Another Borup protege is Brent Webber, who will succeed Borup on Oct. 1. Webber, an Everett native, got his first golf job as an assistant at EG&CC in the mid-1980s and when he needed to travel to further his PGA education – difficult, on an assistant pro’s meager salary – Borup would “find a club member to pass the hat around,” Webber said. “He always found a way to get (those expenses) paid for his assistants.”

Kindness, it seems, is a Borup trademark, though rarely is it overt.

“Bob does a lot of things for a lot of people that nobody knows about,” Knudson said. “He has a big heart, but he’s very modest. He’ll let somebody else take the credit.”

Sometimes that generosity gets the better of Borup, as it did a few years ago when a guy showed up at the club, claiming to be an assistant pro from a club in Florida. His wallet had been stolen, he said, and he needed a loan to help him get home. Could someone spot him $100?

Oh, that’s not enough, said Borup, who promptly wrote the fellow a check for $200.

The man, as it turned out, was a con artist and he had hoodwinked Borup big time. “But in a way,” Lee said, “that story speaks to the kind of guy Bob is. He’s always willing to help out anybody.”

Lee also remembers the time he went fishing with Borup on the Olympic Peninsula. They were in a car accident and went to a hospital in Forks, where a state trooper showed up to ask some questions. One being, “Mr. Borup, were you wearing your seat belt?”

Borup easily could have uttered a small fib, but instead fessed up “and received a $77 fine for his honesty,” Lee said.
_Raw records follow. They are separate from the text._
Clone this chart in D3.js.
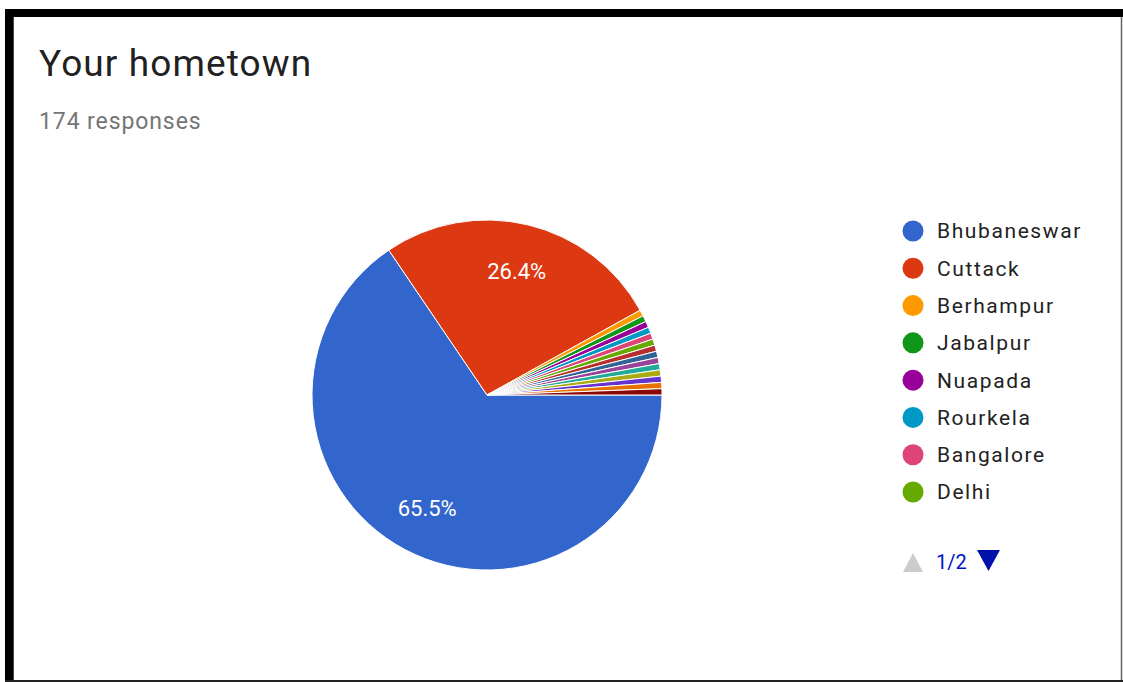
<!DOCTYPE html>
<html>
<head>
<meta charset="utf-8">
<script src="https://cdn.jsdelivr.net/npm/d3@7"></script>
<style>
  html, body { margin: 0; padding: 0; background: #fff; }
  svg { display: block; }
  text { font-family: Roboto, "Noto Sans", Arial, sans-serif; }
</style>
</head>
<body>
<svg id="chart" width="1123" height="682"></svg>
<script>
// Hometown survey responses (174 total)
const categories = [
  "Bhubaneswar", "Cuttack", "Berhampur", "Jabalpur", "Nuapada", "Rourkela",
  "Bangalore", "Delhi", "Sambalpur", "Balasore", "Puri", "Kolkata",
  "Hyderabad", "Mumbai", "Ranchi", "Angul"
];
const responses = [114, 46, 1, 1, 1, 1, 1, 1, 1, 1, 1, 1, 1, 1, 1, 1];
const palette = [
  "#3366cc", "#dc3912", "#ff9900", "#109618", "#990099", "#0099c6",
  "#dd4477", "#66aa00", "#b82e2e", "#316395", "#994499", "#22aa99",
  "#aaaa11", "#6633cc", "#e67300", "#8b0707"
];
const title = "Your hometown";
const subtitle = "174 responses";
const legendPageSize = 8;
const legendPage = 1;

const data = categories.map((name, i) => ({ name, value: responses[i], color: palette[i] }));
const total = d3.sum(responses);

const svg = d3.select("#chart");
const W = 1123, H = 682;

// card frame
svg.append("rect").attr("x", 0).attr("y", 0).attr("width", W).attr("height", H).attr("fill", "#fff");
svg.append("rect").attr("x", 5).attr("y", 9).attr("width", W - 5).attr("height", 8).attr("fill", "#000");
svg.append("rect").attr("x", 5).attr("y", 9).attr("width", 8).attr("height", H - 9).attr("fill", "#000");
svg.append("line").attr("x1", 13.5).attr("x2", 13.5).attr("y1", 17).attr("y2", H).attr("stroke", "#444").attr("stroke-width", 1);
svg.append("line").attr("x1", W - 1.5).attr("x2", W - 1.5).attr("y1", 17).attr("y2", H).attr("stroke", "#666").attr("stroke-width", 1.5);
svg.append("line").attr("x1", 5).attr("x2", W).attr("y1", H - 1).attr("y2", H - 1).attr("stroke", "#222").attr("stroke-width", 2);

// header
svg.append("text").attr("x", 39).attr("y", 76)
  .attr("font-size", 37).attr("letter-spacing", 1.1).attr("fill", "#212121").text(title);
svg.append("text").attr("x", 39).attr("y", 129)
  .attr("font-size", 23).attr("letter-spacing", 0.9).attr("fill", "#757575").text(subtitle);

// pie
const cx = 487, cy = 395, R = 175;
const pie = d3.pie().value(d => d.value).sort(null)
  .startAngle(Math.PI / 2).endAngle(Math.PI / 2 + 2 * Math.PI);
const arcs = pie(data);
const arc = d3.arc().innerRadius(0).outerRadius(R);
const labelArc = d3.arc().innerRadius(R * 0.73).outerRadius(R * 0.73);

const g = svg.append("g").attr("transform", `translate(${cx},${cy})`);
g.selectAll("path.slice").data(arcs).join("path")
  .attr("class", "slice")
  .attr("d", arc)
  .attr("fill", d => d.data.color)
  .attr("stroke", "#fff")
  .attr("stroke-width", 1)
  .attr("stroke-linejoin", "round");

const fmt = d3.format(".1%");
g.selectAll("text.pct").data(arcs.filter(d => d.data.value / total > 0.05)).join("text")
  .attr("class", "pct")
  .attr("transform", d => `translate(${labelArc.centroid(d)})`)
  .attr("text-anchor", "middle")
  .attr("dy", "0.36em")
  .attr("font-size", 22)
  .attr("fill", "#fff")
  .text(d => fmt(d.data.value / total));

// legend (first page)
const legendItems = data.slice((legendPage - 1) * legendPageSize, legendPage * legendPageSize);
const ly = d3.scalePoint().domain(legendItems.map(d => d.name)).range([231, 492]);
const lg = svg.append("g");
const rows = lg.selectAll("g.item").data(legendItems).join("g")
  .attr("class", "item")
  .attr("transform", d => `translate(0,${ly(d.name)})`);
rows.append("circle").attr("cx", 913).attr("cy", 0).attr("r", 10.5).attr("fill", d => d.color);
rows.append("text").attr("x", 937).attr("y", 0).attr("dy", "0.35em")
  .attr("font-size", 21).attr("letter-spacing", 1.6).attr("fill", "#222").text(d => d.name);

// pager
const pages = Math.ceil(data.length / legendPageSize);
svg.append("path").attr("d", "M903,572 L913,553 L923,572 Z").attr("fill", "#cccccc");
svg.append("text").attr("x", 936).attr("y", 569).attr("font-size", 20).attr("fill", "#0011cc")
  .text(`${legendPage}/${pages}`);
svg.append("path").attr("d", "M977,550 L1000,550 L988.5,571 Z").attr("fill", "#0011aa");
</script>
</body>
</html>
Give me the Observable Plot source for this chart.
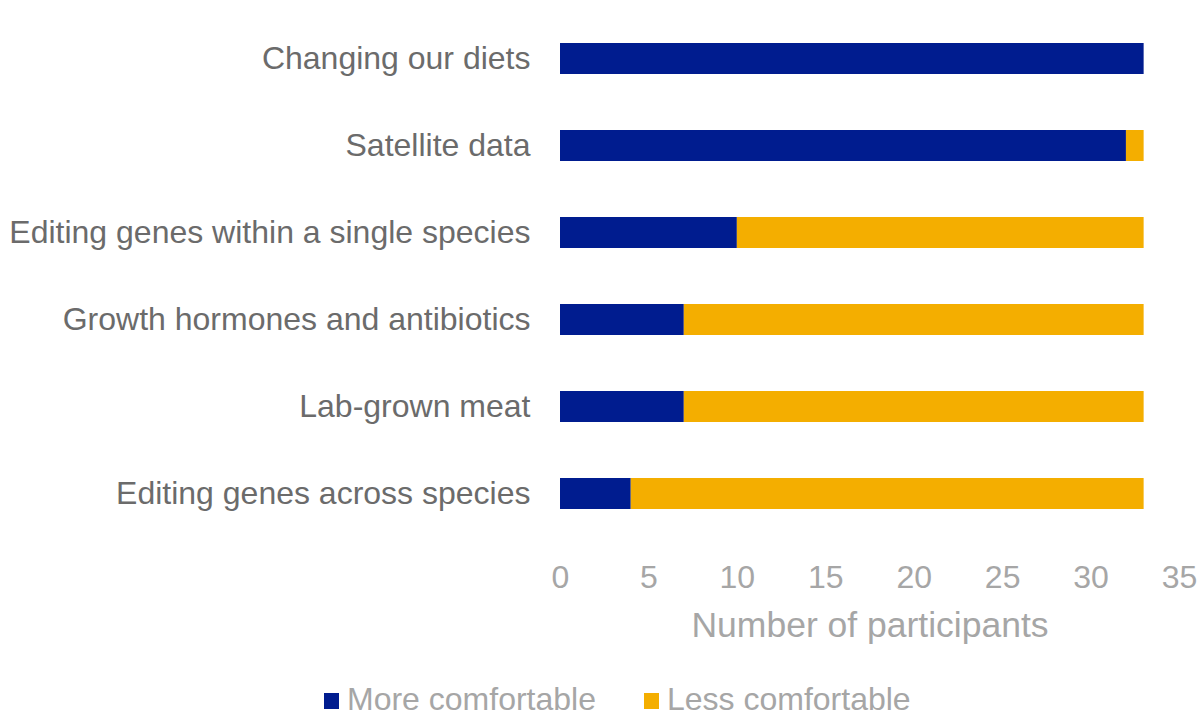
<!DOCTYPE html>
<html>
<head>
<meta charset="utf-8">
<script src="https://cdn.jsdelivr.net/npm/d3@7"></script>
<script src="https://cdn.jsdelivr.net/npm/@observablehq/plot@0.6"></script>
<style>
  html, body { margin: 0; padding: 0; background: #fff; }
  #wrap { position: relative; width: 1199px; height: 716px; font-family: "Liberation Sans", Arial, sans-serif; }
  #legend { position: absolute; left: 324px; top: 681px; display: flex; align-items: center; font-size: 32px; color: #a6a6a6; white-space: nowrap; }
  #legend .item { display: flex; align-items: center; margin-right: 48px; }
  #legend .sw { width: 15px; height: 16px; margin-right: 8px; margin-top: 2px; }
</style>
</head>
<body>
<div id="wrap"></div>
<script>
// Survey responses: how comfortable participants felt with each approach
const categories = [
  "Changing our diets",
  "Satellite data",
  "Editing genes within a single species",
  "Growth hormones and antibiotics",
  "Lab-grown meat",
  "Editing genes across species"
];
const moreComfortable = [33, 32, 10, 7, 7, 4];
const lessComfortable = [0, 1, 23, 26, 26, 29];
const seriesNames = ["More comfortable", "Less comfortable"];
const seriesColors = ["#001c8f", "#f4ae00"];
const xTicks = [0, 5, 10, 15, 20, 25, 30, 35];

const rows = [];
categories.forEach((c, i) => {
  rows.push({category: c, group: seriesNames[0], value: moreComfortable[i]});
  rows.push({category: c, group: seriesNames[1], value: lessComfortable[i]});
});

const chart = Plot.plot({
  width: 1199,
  height: 665,
  marginLeft: 560,
  marginRight: 20,
  marginTop: 13,
  marginBottom: 126,
  style: {fontFamily: "'Liberation Sans', Arial, sans-serif", fontSize: "32px", background: "#fff"},
  x: {domain: [0, 35], ticks: xTicks},
  y: {domain: categories, paddingInner: 0.647, paddingOuter: 0.3235},
  color: {domain: seriesNames, range: seriesColors},
  marks: [
    Plot.gridX(xTicks, {stroke: "#e3e3e3", strokeOpacity: 1, strokeWidth: 1.5, y1: 10, y2: 540}),
    Plot.barX(rows, Plot.stackX({x: "value", y: "category", fill: "group", order: seriesNames})),
    Plot.axisY({tickSize: 0, tickPadding: 30, fill: "#6b6b6b", label: null, fontSize: 32}),
    Plot.axisX(xTicks, {tickSize: 0, tickPadding: 26, fill: "#a6a6a6", label: null, fontSize: 32}),
    Plot.text(["Number of participants"], {frameAnchor: "bottom", dy: 86, fill: "#a6a6a6", fontSize: 35.5, lineAnchor: "middle"})
  ]
});

const wrap = document.getElementById("wrap");
wrap.appendChild(chart);

// Legend row below the plot
const legend = document.createElement("div");
legend.id = "legend";
seriesNames.forEach((name, i) => {
  const item = document.createElement("div");
  item.className = "item";
  const sw = document.createElement("span");
  sw.className = "sw";
  sw.style.background = seriesColors[i];
  const label = document.createElement("span");
  label.textContent = name;
  item.appendChild(sw);
  item.appendChild(label);
  legend.appendChild(item);
});
wrap.appendChild(legend);
</script>
</body>
</html>
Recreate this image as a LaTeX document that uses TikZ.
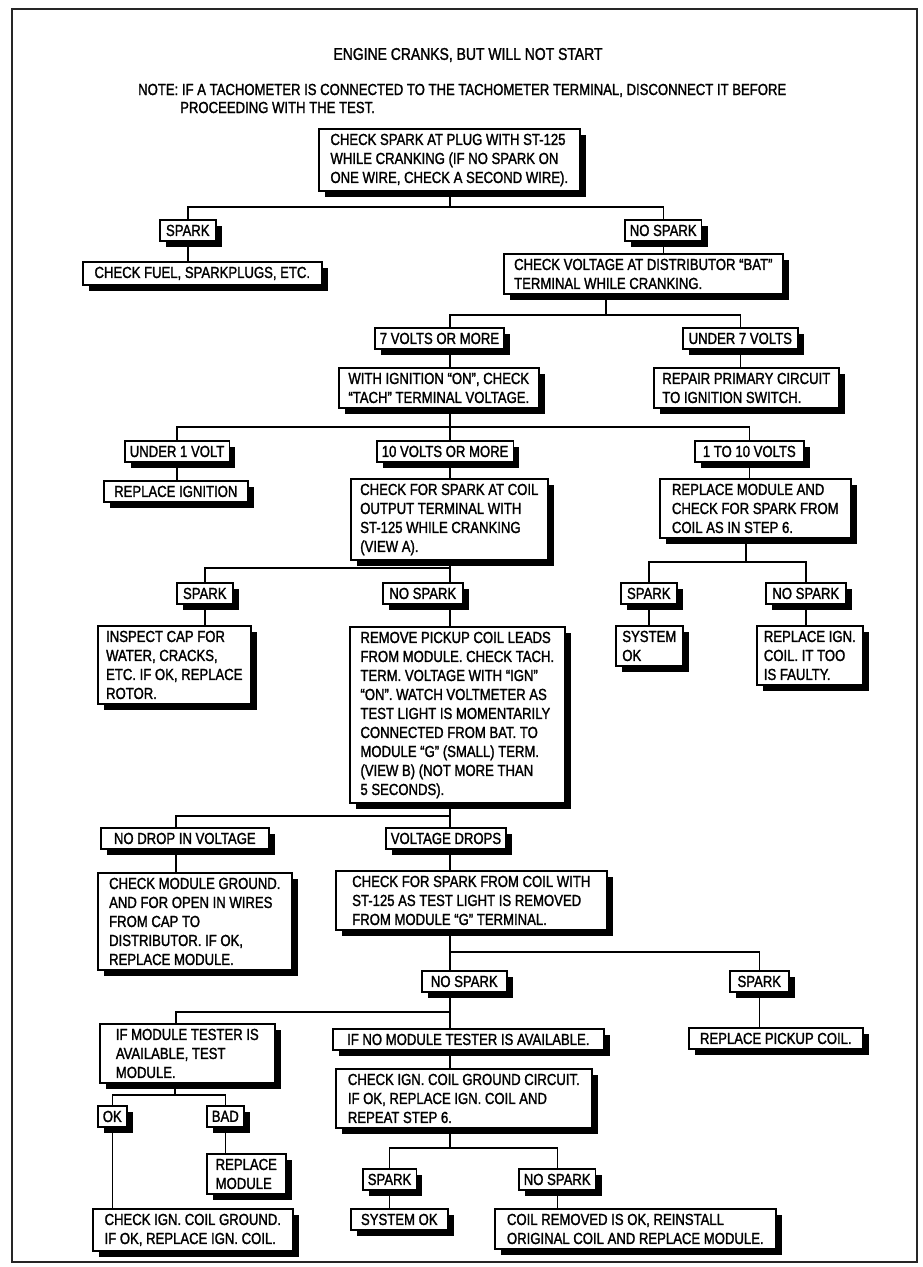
\documentclass[tikz,border=0pt]{standalone}
\usepackage{fontspec}
\setmainfont{Liberation Sans}[FakeStretch=0.82, FakeBold=1.5]
\usetikzlibrary{shadows}
\newcommand{\boxfont}{\fontsize{16}{19}\selectfont}

\begin{document}
\begin{tikzpicture}[
    x=1pt, y=-1pt,
    testbox/.style={draw, fill=white, line width=1.6pt, align=left, anchor=north west,
        inner xsep=5pt, inner ysep=5pt, font=\boxfont,
        drop shadow={shadow xshift=6pt, shadow yshift=-6pt, fill=black, opacity=1}},
    link/.style={line width=1.4pt}
]
\useasboundingbox (0,0) rectangle (922,1267);
\draw[line width=1.8pt, black!85] (12,9) rectangle (917,1262);

% ---- Heading ----
\node[font=\fontsize{17}{20}\selectfont] (title) at (468,55) {ENGINE CRANKS, BUT WILL NOT START};
\node[anchor=base west, font=\boxfont, inner sep=0pt] (note) at (138,95)
    {NOTE: IF A TACHOMETER IS CONNECTED TO THE TACHOMETER TERMINAL, DISCONNECT IT BEFORE};
\node[anchor=base west, font=\boxfont, inner sep=0pt] (notecont) at (180,113) {PROCEEDING WITH THE TEST.};

% ---- Spark at plug ----
\node[testbox, minimum width=261pt] (plug) at (318,128) {CHECK SPARK AT PLUG WITH ST-125\\WHILE CRANKING (IF NO SPARK ON\\ONE WIRE, CHECK A SECOND WIRE).};
\node[testbox, minimum width=56pt]  (spk1)  at (159,219) {SPARK};
\node[testbox, minimum width=73pt]  (nspk1) at (624,219) {NO SPARK};
\node[testbox, minimum width=239pt] (fuel)  at (82,261)  {CHECK FUEL, SPARKPLUGS, ETC.};
\node[testbox, minimum width=279pt] (bat)   at (503,253) {CHECK VOLTAGE AT DISTRIBUTOR ``BAT''\\TERMINAL WHILE CRANKING.};

% ---- Bat voltage ----
\node[testbox, minimum width=129pt] (v7up) at (374,327) {7 VOLTS OR MORE};
\node[testbox, minimum width=115pt] (v7dn) at (682,327) {UNDER 7 VOLTS};
\node[testbox, minimum width=200pt] (tach) at (338,367) {WITH IGNITION ``ON'', CHECK\\``TACH'' TERMINAL VOLTAGE.};
\node[testbox, minimum width=185pt] (prim) at (653,367) {REPAIR PRIMARY CIRCUIT\\TO IGNITION SWITCH.};

% ---- Tach voltage ----
\node[testbox, minimum width=102pt] (v1dn)    at (124,440) {UNDER 1 VOLT};
\node[testbox, minimum width=133pt] (v10up)   at (376,440) {10 VOLTS OR MORE};
\node[testbox, minimum width=109pt] (v1to10)  at (694,440) {1 TO 10 VOLTS};
\node[testbox, minimum width=144pt] (ign)     at (103,480) {REPLACE IGNITION};
\node[testbox, minimum width=197pt] (coilout) at (350,478) {CHECK FOR SPARK AT COIL\\OUTPUT TERMINAL WITH\\ST-125 WHILE CRANKING\\(VIEW A).};
\node[testbox, minimum width=191pt] (modstep) at (659,478) {REPLACE MODULE AND\\CHECK FOR SPARK FROM\\COIL AS IN STEP 6.};

% ---- Coil output ----
\node[testbox, minimum width=56pt]  (spk2)    at (176,582) {SPARK};
\node[testbox, minimum width=80pt]  (nspk2)   at (382,582) {NO SPARK};
\node[testbox, minimum width=56pt]  (spk3)    at (620,582) {SPARK};
\node[testbox, minimum width=80pt]  (nspk3)   at (765,582) {NO SPARK};
\node[testbox, minimum width=153pt] (capchk)  at (97,625)  {INSPECT CAP FOR\\WATER, CRACKS,\\ETC. IF OK, REPLACE\\ROTOR.};
\node[testbox, minimum width=215pt] (pickup)  at (349,626) {REMOVE PICKUP COIL LEADS\\FROM MODULE. CHECK TACH.\\TERM. VOLTAGE WITH ``IGN''\\``ON''. WATCH VOLTMETER AS\\TEST LIGHT IS MOMENTARILY\\CONNECTED FROM BAT. TO\\MODULE ``G'' (SMALL) TERM.\\(VIEW B) (NOT MORE THAN\\5 SECONDS).};
\node[testbox, minimum width=67pt]  (sysok1)  at (615,625) {SYSTEM\\OK};
\node[testbox, minimum width=106pt] (igncoil) at (756,625) {REPLACE IGN.\\COIL. IT TOO\\IS FAULTY.};

% ---- Voltmeter ----
\node[testbox, minimum width=168pt] (nodrop) at (100,827) {NO DROP IN VOLTAGE};
\node[testbox, minimum width=118pt] (vdrop)  at (385,827) {VOLTAGE DROPS};
\node[testbox, minimum width=194pt] (modgnd) at (97,872)  {CHECK MODULE GROUND.\\AND FOR OPEN IN WIRES\\FROM CAP TO\\DISTRIBUTOR. IF OK,\\REPLACE MODULE.};
\node[testbox, minimum width=271pt] (gterm)  at (335,870) {CHECK FOR SPARK FROM COIL WITH\\ST-125 AS TEST LIGHT IS REMOVED\\FROM MODULE ``G'' TERMINAL.};

% ---- G terminal ----
\node[testbox, minimum width=85pt]  (nspk4)    at (421,970)  {NO SPARK};
\node[testbox, minimum width=59pt]  (spk4)     at (729,970)  {SPARK};
\node[testbox, minimum width=175pt] (tester)   at (99,1023)  {IF MODULE TESTER IS\\AVAILABLE, TEST\\MODULE.};
\node[testbox, minimum width=271pt] (notester) at (332,1028) {IF NO MODULE TESTER IS AVAILABLE.};
\node[testbox, minimum width=174pt] (pickcoil) at (688,1027) {REPLACE PICKUP COIL.};
\node[testbox, minimum width=256pt] (gndcirc)  at (335,1068) {CHECK IGN. COIL GROUND CIRCUIT.\\IF OK, REPLACE IGN. COIL AND\\REPEAT STEP 6.};

% ---- Module tester / ground circuit ----
\node[testbox, minimum width=29pt]  (okay)   at (97,1105)  {OK};
\node[testbox, minimum width=35pt]  (bad)    at (206,1105) {BAD};
\node[testbox, minimum width=79pt]  (repmod) at (206,1153) {REPLACE\\MODULE};
\node[testbox, minimum width=200pt] (igngnd) at (92,1208)  {CHECK IGN. COIL GROUND.\\IF OK, REPLACE IGN. COIL.};
\node[testbox, minimum width=50pt]  (spk5)   at (362,1168) {SPARK};
\node[testbox, minimum width=73pt]  (nspk5)  at (518,1168) {NO SPARK};
\node[testbox, minimum width=97pt]  (sysok2) at (350,1208) {SYSTEM OK};
\node[testbox, minimum width=281pt] (reinst) at (494,1208) {COIL REMOVED IS OK, REINSTALL\\ORIGINAL COIL AND REPLACE MODULE.};

% ---- Connectors ----
\coordinate (spine) at (450,0);
\coordinate (lft)   at (176,0);
\coordinate (b1)  at (450,207);
\coordinate (b2)  at (606,315);
\coordinate (b3)  at (450,427);
\coordinate (b4)  at (450,568);
\coordinate (b5)  at (746,562);
\coordinate (b6)  at (450,816);
\coordinate (b7)  at (450,952);
\coordinate (b8)  at (450,1012);
\coordinate (b9)  at (175,1095);
\coordinate (b10) at (450,1148);

\draw[link] (plug.south -| b1) -- (b1) -| (spk1.north);
\draw[link] (b1) -| (nspk1.north);
\draw[link] (spk1.south) -- (spk1.south |- fuel.north);
\draw[link] (nspk1.south) -- (nspk1.south |- bat.north);

\draw[link] (bat.south -| b2) -- (b2) -| (v7up.north -| spine);
\draw[link] (b2) -| (v7dn.north);
\draw[link] (v7up.south -| spine) -- (tach.north -| spine);
\draw[link] (v7dn.south) -- (v7dn.south |- prim.north);

\draw[link] (tach.south -| b3) -- (b3) -| (v1dn.north);
\draw[link] (b3) -| (v1to10.north);
\draw[link] (b3) -- (v10up.north -| b3);
\draw[link] (v1dn.south) -- (v1dn.south |- ign.north);
\draw[link] (v10up.south -| spine) -- (coilout.north -| spine);
\draw[link] (v1to10.south) -- (v1to10.south |- modstep.north);

\draw[link] (coilout.south -| b4) -- (b4) -| (spk2.north);
\draw[link] (b4) -- (nspk2.north -| b4);
\draw[link] (modstep.south -| b5) -- (b5) -| (spk3.north);
\draw[link] (b5) -| (nspk3.north);
\draw[link] (spk2.south) -- (spk2.south |- capchk.north);
\draw[link] (nspk2.south -| spine) -- (pickup.north -| spine);
\draw[link] (spk3.south) -- (spk3.south |- sysok1.north);
\draw[link] (nspk3.south) -- (nspk3.south |- igncoil.north);

\draw[link] (pickup.south -| b6) -- (b6) -| (nodrop.north -| lft);
\draw[link] (b6) -- (vdrop.north -| b6);
\draw[link] (nodrop.south -| lft) -- (modgnd.north -| lft);
\draw[link] (vdrop.south -| spine) -- (gterm.north -| spine);

\draw[link] (gterm.south -| b7) -- (b7) -| (spk4.north);
\draw[link] (b7) -- (nspk4.north -| b7);
\draw[link] (spk4.south) -- (spk4.south |- pickcoil.north);
\draw[link] (nspk4.south -| b8) -- (b8) -| (tester.north -| lft);
\draw[link] (b8) -- (notester.north -| b8);
\draw[link] (notester.south -| spine) -- (gndcirc.north -| spine);

\draw[link] (tester.south -| b9) -- (b9) -| (okay.north);
\draw[link] (b9) -| (bad.north);
\draw[link] (okay.south) -- (okay.south |- igngnd.north);
\draw[link] (bad.south) -- (bad.south |- repmod.north);
\draw[link] (gndcirc.south -| b10) -- (b10) -| (spk5.north);
\draw[link] (b10) -| (nspk5.north);
\draw[link] (spk5.south) -- (spk5.south |- sysok2.north);
\draw[link] (nspk5.south) -- (nspk5.south |- reinst.north);

\end{tikzpicture}
\end{document}
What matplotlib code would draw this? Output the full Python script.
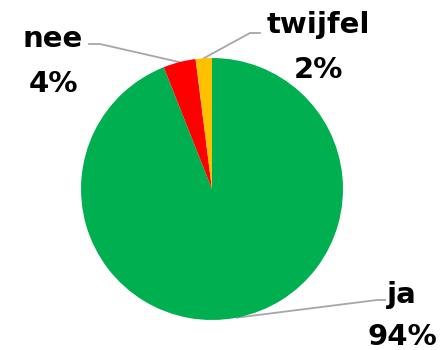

Already, Borup is making plans for his retirement years and a foremost goal is to play more golf. The club is graciously giving him a membership, which Borup expects to use two or three days a week. He wants to hone a game that was once very good – he was the state medalist as a high school senior and has a personal-best 65 at par-72 EG&CC – but which has slipped due to his busy work schedule.

It will, he admitted, be strange to show up and see someone else running the pro shop, “but I’ll get used to it.”

“I’ve had a lot of fun here, I really have,” Borup said. “When the members come out here, they’re here to golf and have fun. And even though I was working, I got to have fun along with them.”